US Navy's High-Resolution Radar Can See Individual Raindrops In a Storm
coondoggie writes "The U.S. Naval Research Laboratory (NRL) researchers said recently that a Navy very high-resolution Doppler radar can actually spot individual raindrops in a cloudburst, possibly paving the way for new weather monitoring applications that could better track or monitor weather and severe storms. According to an NRL release, the very high-resolution 'Mid-Course Radar' was used to retrieve information on the internal cloud flow and precipitation structure. The radar was previously used to track small debris shed from the NASA space shuttle missions during launch. 'Similar to the traces left behind on film by sub-atomic particles, researchers observed larger cloud particles leaving well-defined, nearly linear, radar reflectivity "streaks" which could be analyzed to infer their underlying properties,' NRL stated."
Detecting a stealth aircraft and being able to identify what you've detected as a stealth aircraft are two completely different animals.
I think that any "marble sized" object travelling near mach-1 would be suspicious
What it means is stealth is now meaningless technology, paying megabucks for a stealth fighter is simply throwing the tax payers money away. Once you can accurately track moisture in the atmosphere, then tracking ex-stealth aircraft is simply a matter of searching for and pinpointing areas of the sky not behaving like other areas of the sky. Specifically those areas of the sky which show a disturbance of where the aircraft has been, contrails http://en.wikipedia.org/wiki/Contrail and where the aircraft actually is shock and compression waves http://en.wikipedia.org/wiki/Shock_wave, even subsonic compression of the atmosphere by the passage of an aircraft substantially alters the amount of moisture in close proximity to the aircraft.
The US Navy might as well announce to the world, don't waste your money on the F35 or F22, what you want is a high durability aircraft. Stealth is utterly meaningless especially when the shape impacts durability and performance. Basically the only real defence is flying really low, as fast as possible and being the smallest target possible (cruise missile). Once you get above ground clutter, you'll announce your position, even if you stop and hover, your past passage will show up as well as your thrust plumes, jet or propeller.
No such thing as 'atmospheric' stealth no matter how advanced your technology unless of course you can jam or shut down the detection technology with even more 'advanced' technology (you can guess who I mean), the microchip being such an desirable target for at range energy fluctuations.

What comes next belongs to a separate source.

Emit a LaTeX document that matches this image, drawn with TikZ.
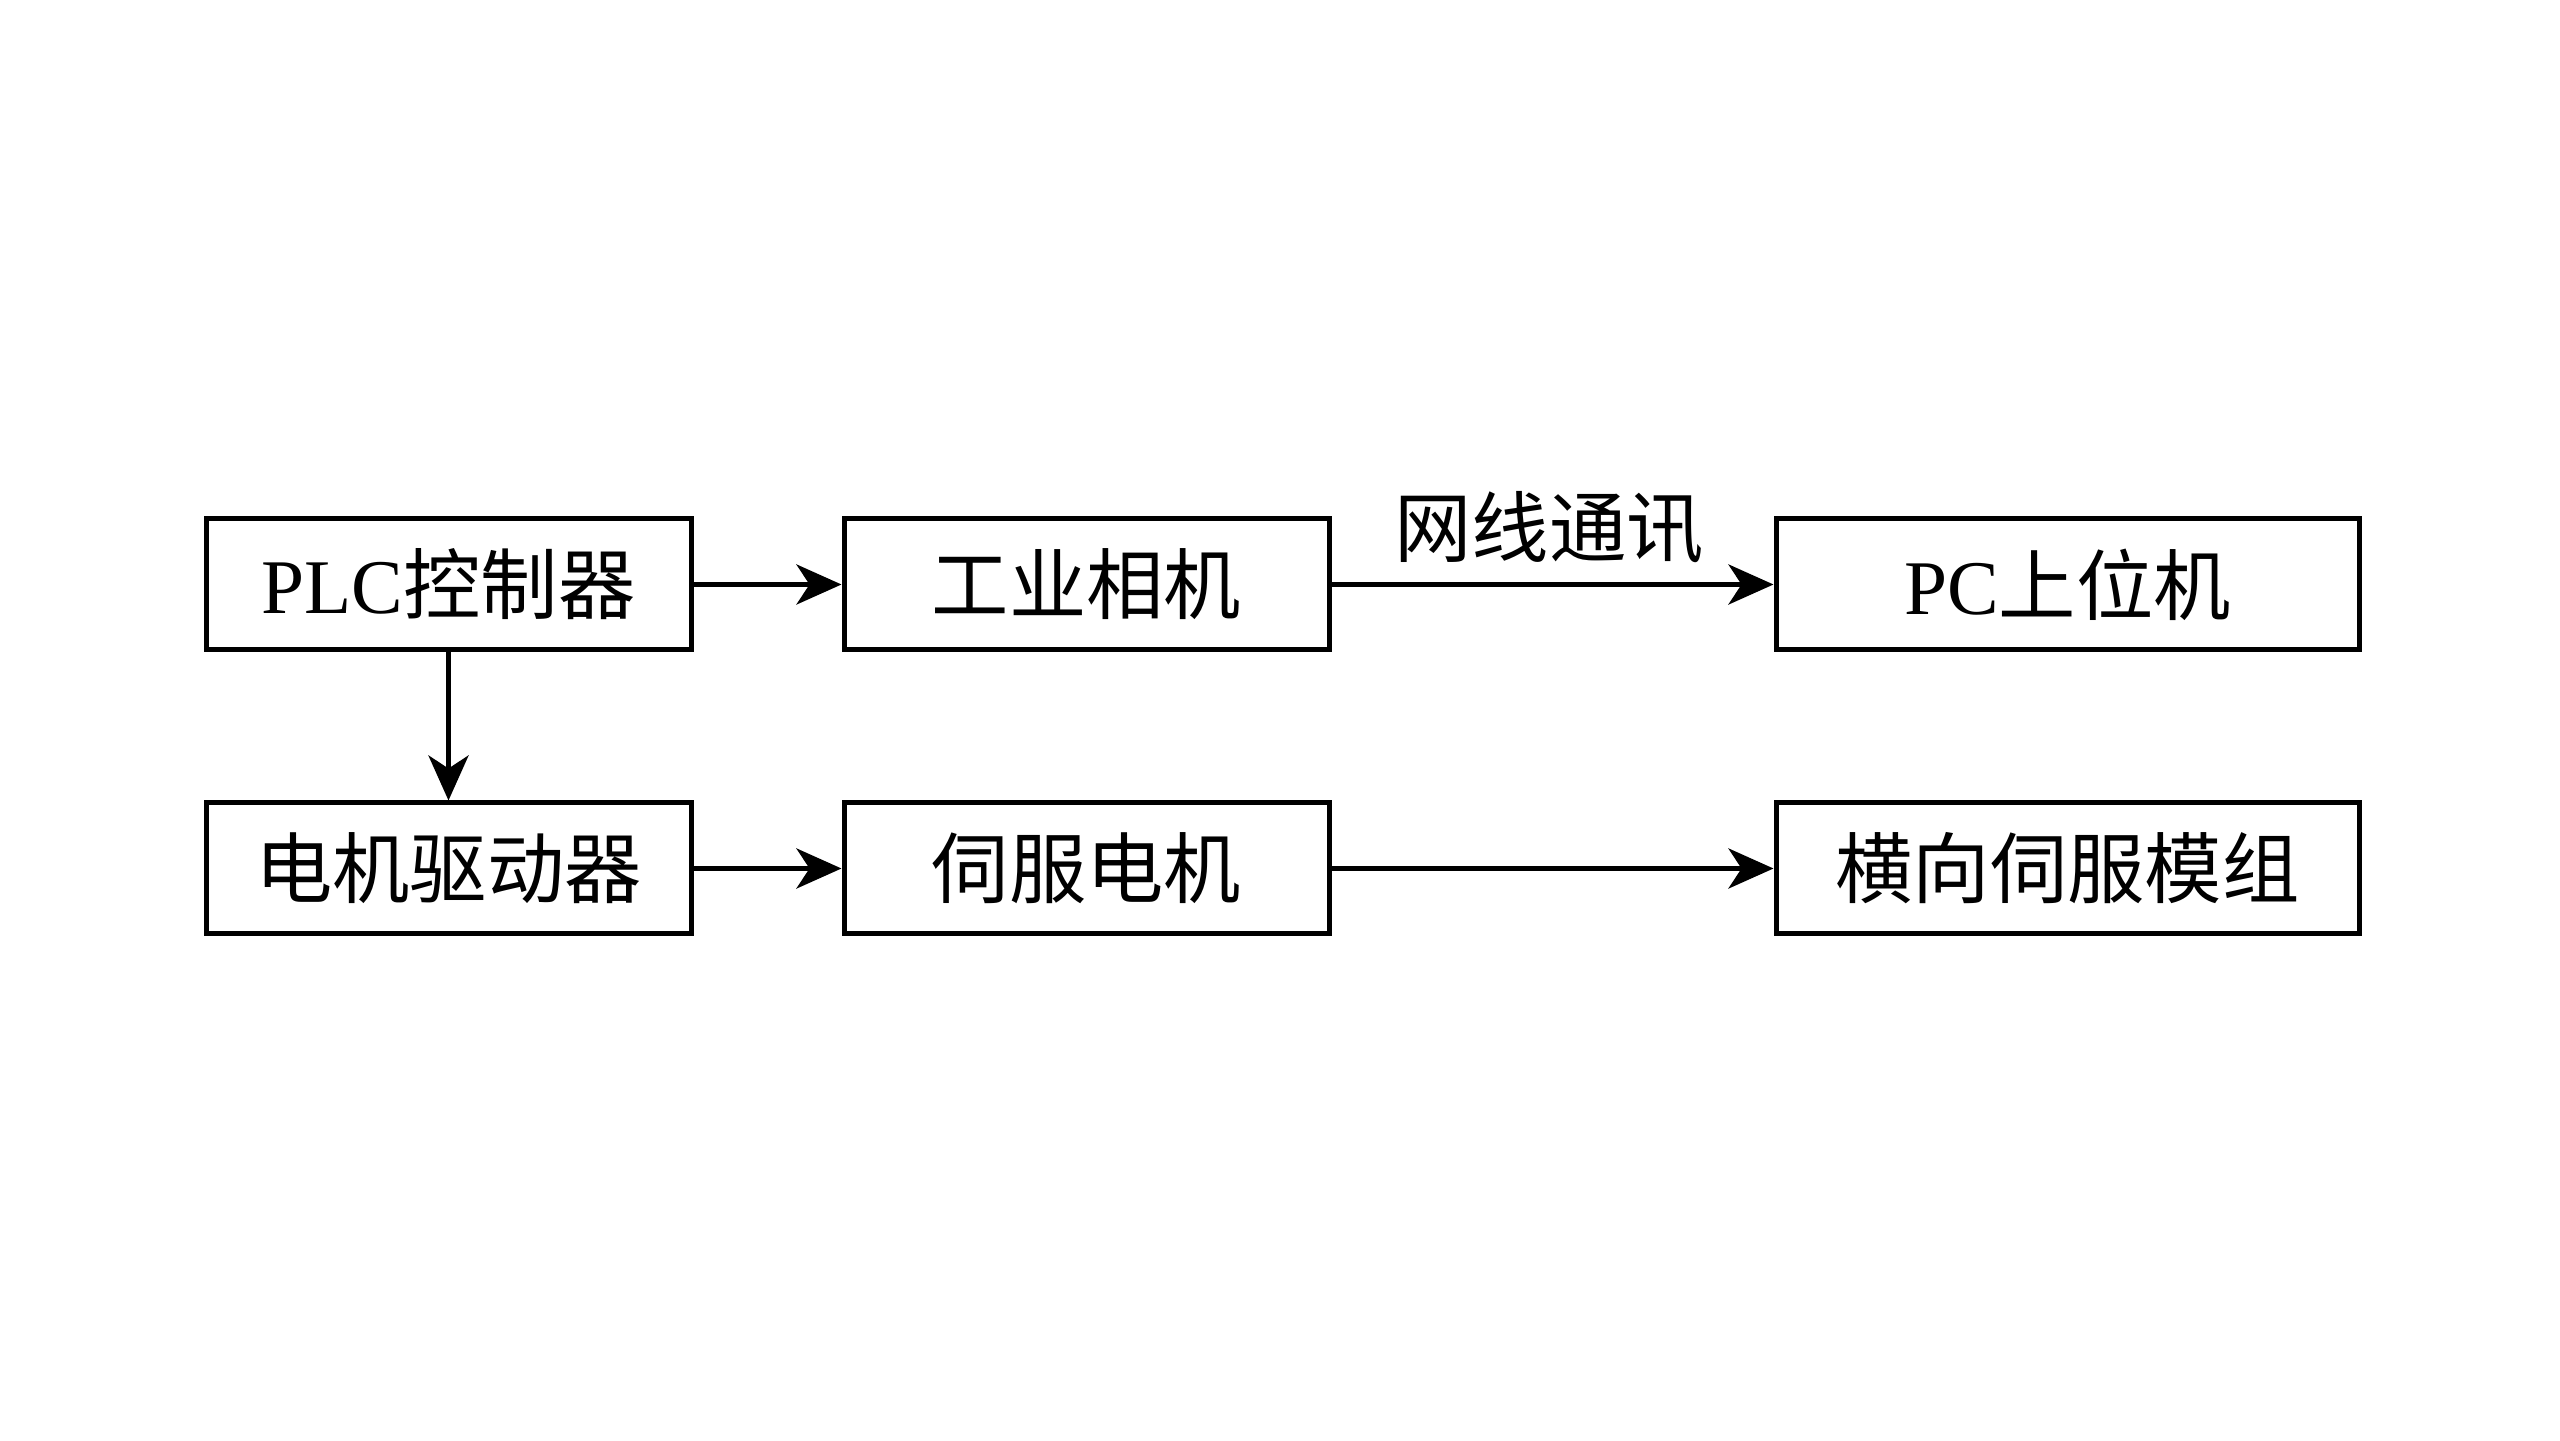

Chaos - everything, everywhere, everywhen
Unless you have a radar wavelength smaller than the size of a raindrop (\lambda 0.5 mm seems far-fetched), then you CANNOT SPOT INDIVIDUAL RAINDROPS. Furthermore, to achieve the kind of ANGULAR RESOLUTION required, would necessitate a HUGE-sized dish given that roughly speaking the diffracion limit is \Delta \theta ~ \frac{\lambda}{D}, where D = diameter of the dish. What the article says is that you can understand the size and distribution of MANY small raindrops in a cloud, which presumably before you could not. I am amazed how little basic physics /.-tters seem to know.